Curve risk persists even with a DV01 match. A duration-matched hedge protects against parallel yield curve shifts but not steepening or flattening. If the 7-to-10-year segment moves differently from the CTD maturity, your hedge ratio is effectively wrong for that move.

Implementation Checklist (Before You Trade)

  • Calculate DV01 precisely for every bond position to be hedged — use analytics from your broker or Bloomberg rather than textbook estimates. Small errors in duration compound across large positions.
  • Match contract to maturity profile. Select the futures contract whose deliverable basket most closely matches your portfolio: ZT for 2-year exposure, ZF for 5-year, ZN for 10-year, ZB for 30-year. Mismatching increases basis risk.
  • Identify the current CTD bond and its conversion factor before calculating your hedge ratio. The CTD drives the futures contract's effective DV01.

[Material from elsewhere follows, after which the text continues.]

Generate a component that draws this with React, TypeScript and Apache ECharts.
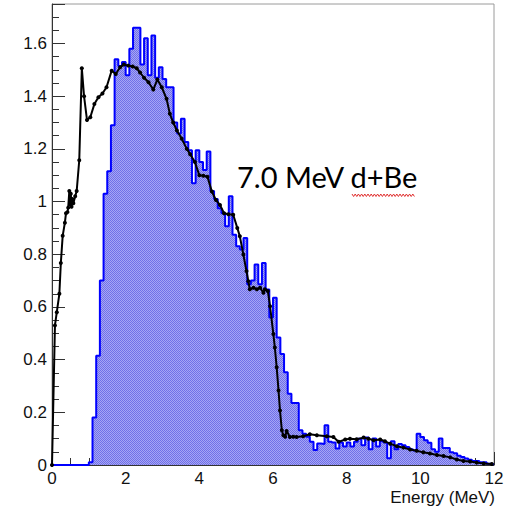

  • Size margin reserves at 1.5–2× initial margin to absorb adverse moves without forced liquidation. On our 100-contract example, that means holding $300,000–$400,000 in available margin rather than the $200,000 minimum.
  • Calendar your rolls. Know when your contracts expire, plan the roll 1–2 weeks ahead, and monitor calendar spread pricing. Don't wait until the last delivery day.

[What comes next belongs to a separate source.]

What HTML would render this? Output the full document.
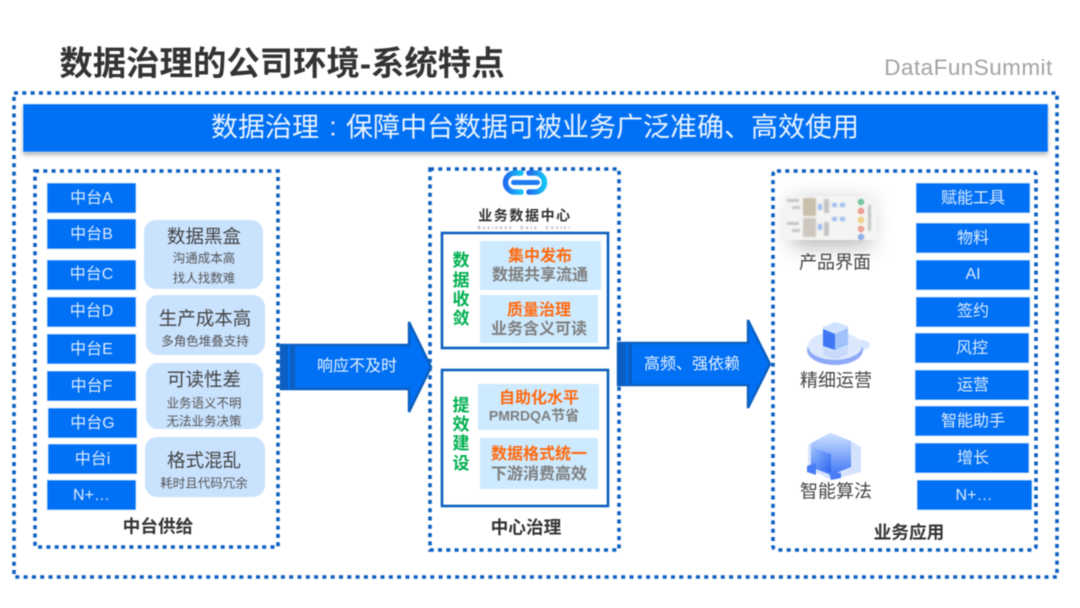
<!DOCTYPE html>
<html lang="zh-CN"><head><meta charset="utf-8"><title>数据治理的公司环境-系统特点</title>
<style>
html,body{margin:0;padding:0;background:#fff;width:1080px;height:608px;overflow:hidden}
svg{display:block;filter:blur(.5px)}
text{font-family:"Liberation Sans","Noto Sans CJK SC",sans-serif;text-anchor:middle;dominant-baseline:central;transform:translateY(1.5px)}
.dot{fill:none;stroke:#0b5fc0;stroke-width:3.6;stroke-dasharray:4 4.3}
.b{fill:#0070f5;stroke:#d5e6fb;stroke-width:.8}
.bt{fill:#dcebff;font-size:16px}
.p{fill:#c9e2fe}
.h{fill:#444;font-size:18.5px}
.s{fill:#555;font-size:12.5px}
.f{fill:#333;font-size:17.7px;font-weight:700}
.lb{fill:#cdeafe}
.o{fill:#ff6a10;font-size:16px;font-weight:700}
.g{fill:#7f7f7f;font-size:16px;font-weight:700}
.gr{fill:#00b050;font-size:17px;font-weight:700}
.c{fill:#444;font-size:18px}
.w{fill:#e6f1ff;font-size:16px}
</style></head><body>
<svg width="1080" height="608" viewBox="0 0 1080 608" xmlns="http://www.w3.org/2000/svg">
<defs>
<filter id="sh" x="-10%" y="-30%" width="120%" height="170%"><feGaussianBlur stdDeviation="2"/></filter>
<filter id="sh2" x="-40%" y="-60%" width="180%" height="220%"><feGaussianBlur stdDeviation="11"/></filter>
<filter id="bl" x="-5%" y="-5%" width="110%" height="110%"><feGaussianBlur stdDeviation=".8"/></filter>
<linearGradient id="ic" x1="0" y1="0" x2="0" y2="1"><stop offset="0" stop-color="#cfe2ff"/><stop offset="1" stop-color="#3f77f5"/></linearGradient>
<linearGradient id="ic2" x1="0" y1="0" x2="1" y2="1"><stop offset="0" stop-color="#8db8fb"/><stop offset="1" stop-color="#2e62f2"/></linearGradient>
<linearGradient id="lg" x1="0" y1="0" x2="1" y2="0"><stop offset="0" stop-color="#1f6cf0"/><stop offset="1" stop-color="#16c3f5"/></linearGradient>
</defs>

<text x="282" y="63" style="font-size:33.4px;font-weight:700;fill:#333">数据治理的公司环境-系统特点</text>
<text x="968.5" y="66" style="font-size:22.5px;fill:#a3a3a3;letter-spacing:.45px">DataFunSummit</text>

<rect class="dot" x="14" y="93" width="1043" height="484"/>
<rect x="23" y="107" width="1025" height="48" fill="#888" opacity=".6" filter="url(#sh)"/>
<rect x="23" y="104" width="1025" height="48" fill="#0070f5" stroke="#cfe2fb" stroke-width=".6"/>
<text x="265" y="126" style="font-size:27px;fill:#eaf3ff">数据治理</text>
<text x="333" y="125" style="font-size:27px;fill:#eaf3ff">:</text>
<text x="602.5" y="126" style="font-size:27px;fill:#eaf3ff">保障中台数据可被业务广泛准确、高效使用</text>

<!-- left -->
<rect class="dot" x="35" y="171" width="243" height="376"/>
<rect class="b" x="47" y="183" width="89" height="30"/><text class="bt" x="91.5" y="197">中台A</text>
<rect class="b" x="47" y="219" width="89" height="30"/><text class="bt" x="91.5" y="233">中台B</text>
<rect class="b" x="47" y="260" width="89" height="30"/><text class="bt" x="91.5" y="273">中台C</text>
<rect class="b" x="47" y="297" width="89" height="30"/><text class="bt" x="91.5" y="310">中台D</text>
<rect class="b" x="47" y="334" width="89" height="30"/><text class="bt" x="91.5" y="348">中台E</text>
<rect class="b" x="47" y="371" width="89" height="30"/><text class="bt" x="91.5" y="385">中台F</text>
<rect class="b" x="48" y="408" width="89" height="30"/><text class="bt" x="92.5" y="422">中台G</text>
<rect class="b" x="48" y="444" width="89" height="30"/><text class="bt" x="92.5" y="458">中台i</text>
<rect class="b" x="47" y="480" width="89" height="30"/><text class="bt" x="91.5" y="494">N+…</text>

<rect class="p" x="144" y="220" width="119" height="69" rx="12"/>
<text class="h" x="204" y="235">数据黑盒</text><text class="s" x="204" y="257">沟通成本高</text><text class="s" x="204" y="277">找人找数难</text>
<rect class="p" x="146" y="295" width="119" height="60" rx="12"/>
<text class="h" x="205" y="317">生产成本高</text><text class="s" x="205" y="340">多角色堆叠支持</text>
<rect class="p" x="146" y="363" width="117" height="66" rx="12"/>
<text class="h" x="204" y="378">可读性差</text><text class="s" x="204" y="402">业务语义不明</text><text class="s" x="204" y="420">无法业务决策</text>
<rect class="p" x="145" y="437" width="120" height="60" rx="12"/>
<text class="h" x="204" y="459">格式混乱</text><text class="s" x="204" y="482">耗时且代码冗余</text>
<text class="f" x="158" y="525">中台供给</text>

<!-- arrow 1 -->
<path d="M281 345H409V322L431 367 409 412V389H281Z" fill="#0070f5" stroke="#0b5fc0" stroke-width="2.4"/>
<rect x="281" y="345" width="14" height="44" fill="#0b5fc0"/><rect x="288" y="345" width="2" height="44" fill="#0070f5"/>
<text class="w" x="357" y="365">响应不及时</text>

<!-- center -->
<rect class="dot" x="430" y="169" width="189" height="381"/>
<g fill="none" stroke="url(#lg)" stroke-width="5.5" stroke-linecap="round"><path d="M521 173h-6a9.5 9.5 0 0 0 0 19h6"/><path d="M529 173h6a9.5 9.5 0 0 1 0 19h-6"/></g>
<rect x="511" y="180" width="29" height="5" rx="2.5" fill="#1f7cf0"/>
<text x="525" y="214" style="font-size:14px;font-weight:700;fill:#333;letter-spacing:1.6px">业务数据中心</text>
<text x="525" y="226" style="font-size:4.5px;fill:#777;letter-spacing:2.2px" xml:space="preserve">Business  Data  Center</text>

<rect x="442" y="233" width="166" height="115" fill="#fff" stroke="#0b5fc0" stroke-width="2.6"/>
<rect x="442" y="370" width="166" height="136" fill="#fff" stroke="#0b5fc0" stroke-width="2.6"/>
<rect class="lb" x="480" y="241" width="121" height="49"/><rect class="lb" x="480" y="295" width="118" height="48"/>
<rect class="lb" x="478" y="384" width="121" height="46"/><rect class="lb" x="480" y="438" width="118" height="51"/>
<text class="o" x="540" y="255">集中发布</text><text class="g" x="540" y="274">数据共享流通</text>
<text class="o" x="539" y="309">质量治理</text><text class="g" x="539" y="328">业务含义可读</text>
<text class="o" x="539" y="397">自助化水平</text><text class="g" x="534" y="414" style="font-size:14px">PMRDQA节省</text>
<text class="o" x="539" y="453">数据格式统一</text><text class="g" x="539" y="473">下游消费高效</text>
<text class="gr" x="461" y="259">数</text><text class="gr" x="461" y="279">据</text><text class="gr" x="461" y="298">收</text><text class="gr" x="461" y="317">敛</text>
<text class="gr" x="461" y="404">提</text><text class="gr" x="461" y="423">效</text><text class="gr" x="461" y="442">建</text><text class="gr" x="461" y="462">设</text>
<text class="f" x="526" y="526">中心治理</text>

<!-- arrow 2 -->
<path d="M618 343H748V320L770 364 748 408V385H618Z" fill="#0070f5" stroke="#0b5fc0" stroke-width="2.4"/>
<rect x="618" y="343" width="14" height="42" fill="#0b5fc0"/><rect x="626" y="343" width="2" height="42" fill="#0070f5"/>
<text class="w" x="692" y="363">高频、强依赖</text>

<!-- right -->
<rect class="dot" x="773" y="171" width="263" height="379" rx="4"/>
<rect x="792" y="202" width="78" height="44" fill="#777" opacity=".55" filter="url(#sh2)"/>
<rect x="784" y="196" width="93" height="44" fill="#f4f4f2"/>
<g filter="url(#bl)">
<rect x="803" y="198" width="13" height="18" fill="#c8c0ac"/><rect x="803" y="218" width="13" height="19" fill="#cdc7c0"/>
<g fill="#c4c4c4"><rect x="787" y="199" width="12" height="3"/><rect x="792" y="206" width="8" height="3"/><rect x="787" y="222" width="12" height="3"/><rect x="792" y="229" width="8" height="3"/><rect x="824" y="199" width="5" height="14"/><rect x="824" y="222" width="5" height="14"/><rect x="868" y="205" width="3" height="26"/></g>
<g fill="#9dbcf0"><rect x="818" y="204" width="4" height="6"/><rect x="818" y="224" width="4" height="6"/><rect x="832" y="203" width="5" height="4"/><rect x="840" y="203" width="5" height="4"/><rect x="832" y="217" width="5" height="4"/><rect x="840" y="217" width="5" height="4"/></g>
<g fill="none" stroke-width="2"><circle cx="861" cy="202" r="2" stroke="#47b07c"/><circle cx="861" cy="211" r="2" stroke="#ea7a6c"/><circle cx="861" cy="220" r="2" stroke="#edc45b"/><circle cx="861" cy="229" r="2" stroke="#e9806c"/><circle cx="861" cy="237" r="2" stroke="#6a94e6"/></g>
</g>
<text class="c" x="835" y="261">产品界面</text>

<ellipse cx="861" cy="345" rx="9" ry="5" fill="#d7e5fd"/>
<ellipse cx="835" cy="350" rx="28" ry="15" fill="#8ea9f8"/>
<ellipse cx="835" cy="346" rx="27" ry="14" fill="#dbe8fe"/>
<path d="M823 327l12-5 13 4v27l-13 5-12-5z" fill="#cfe2ff"/><path d="M823 329l12 5v16l-12-4z" fill="#3f77f5"/><path d="M835 334l13-6v17l-13 5z" fill="#9fc2fb"/>
<path d="M823 348l12 4 13-5v3l-13 5-12-4zM823 352l12 4 13-5v3l-13 5-12-4z" fill="#c6d8fc"/>
<text class="c" x="836" y="379">精细运营</text>

<path d="M808 445l21-12 22 8 10 6v25l-30 8-23-12z" fill="#d5e2fe"/>
<path d="M811 443l20-10 20 8v26l-20 8-20-8z" fill="url(#ic)"/>
<path d="M814 448l17 6v19l-17-7z" fill="url(#ic2)"/>
<path d="M807 466l9-3v12l-9-3zM829 472l12 1v5l-10 2z" fill="#4a7df5"/>
<text class="c" x="836" y="490">智能算法</text>

<rect class="b" x="916" y="183" width="114" height="30"/><text class="bt" x="973" y="197">赋能工具</text>
<rect class="b" x="916" y="223" width="114" height="30"/><text class="bt" x="973" y="237">物料</text>
<rect class="b" x="916" y="260" width="114" height="30"/><text class="bt" x="973" y="273">AI</text>
<rect class="b" x="916" y="297" width="114" height="30"/><text class="bt" x="973" y="310">签约</text>
<rect class="b" x="915" y="333" width="114" height="30"/><text class="bt" x="972" y="347">风控</text>
<rect class="b" x="915" y="370" width="114" height="30"/><text class="bt" x="973" y="384">运营</text>
<rect class="b" x="915" y="406" width="114" height="30"/><text class="bt" x="973" y="420">智能助手</text>
<rect class="b" x="915" y="443" width="114" height="30"/><text class="bt" x="973" y="457">增长</text>
<rect class="b" x="917" y="480" width="115" height="30"/><text class="bt" x="974" y="494">N+…</text>
<text class="f" x="909" y="531">业务应用</text>
</svg>
</body></html>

  • Monitor basis and CTD shifts. If the CTD changes (due to new issuance or a yield level crossing), your hedge ratio needs recalculating. A quarterly review is the minimum; monthly is better in volatile rate environments.
  • Stress-test for non-parallel moves. Run your hedge against steepening, flattening, and large parallel shift scenarios. If the residual P&L under stress exceeds your tolerance, consider adding a second contract (e.g., ZF alongside ZN) to hedge curve risk.
  • Document your hedge rationale. Record the DV01 inputs, contract selection logic, and target risk reduction. When rates move and someone asks why the hedge underperformed by $12,000, you want the answer written down — not reconstructed from memory.

Treasury futures won't eliminate rate risk entirely. No hedge does. But a properly constructed DV01 hedge — sized correctly, margined conservatively, and monitored actively — converts an open-ended duration exposure into a manageable, bounded residual. In a market where a single 50-basis-point move can cost hundreds of thousands of dollars, that's the trade worth making.